For consumers, forms are convenient in the sense that they are like email: we fill them out on our own time, submit enough info to qualify both parties before further time is invested, etc. And we do so because a form is often the only option available on business websites besides a phone number. And that’s because, well, marketers 😊

Still, some consumers will balk at web forms—and web chat—for their required fields, their impersonal nature, and the sense of a lack of privacy if sharing sensitive information on the web.

#4 Text You

Text messaging has become the go-to channel for interpersonal communication for many of us in our personal lives. If we need to arrange a get-together among friends or find out if a family member needs something from the store, we text.

image

The convenience and speed of getting things done by text is so alluring, it has naturally colonized our expectations of business communications, as well. For the last-minute shopper who wants to know if your store carries a certain product or if your florist shop can put together a dozen roses by 4 o’clock, it’s ideal—and increasingly expected—that they can text you for that information.
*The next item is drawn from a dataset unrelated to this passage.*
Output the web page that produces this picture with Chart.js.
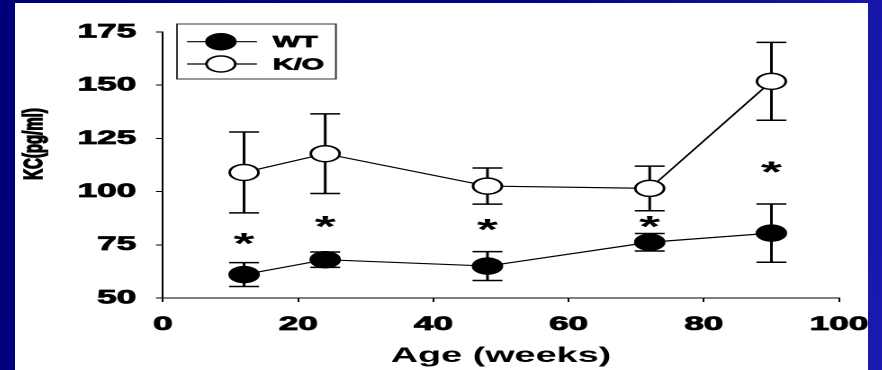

The reliability of text messaging comes down to how businesses implement it. Those who buy into the power of text only for bulk text “marketing” and fail to engage two-way communication with customers risk eroding tthe value of the channel—and miss a very big opportunity, indeed.

#5 Text a Competitor

Which brings us to the fifth thing a customer would rather do than call your business, and that, of course, is text a competitor. Oof.

But it’s hard to overstate how compelling text messaging is as a channel—for consumers and businesses alike. And yet, many businesses have yet to embrace the medium. Well, they shouldn’t be surprised then when a potential customer who’s waiting for a call or email starts texting with a competitor and decides that the competitor is easier to do business with.

Business Texting For the Win-Win

At Switchbird, of course, we’re biased in favor of text messaging. But we chose that bias for a reason. In fact, we love text messaging from the business owner’s perspective for many reasons: it’s preferred by consumers, has extremely high open and engagement rates, the conversations can be shared across your team, operations can be scaled with templates and automations, and at the end of the day, your customer data and relationships are owned by you, not Facebook or Google.

So while you’re waiting for your next customer call, a good thought exercise might be to consider whether your business has the optimal channels and tools in place to make the most of every opportunity out there—especially the ones that might not come calling.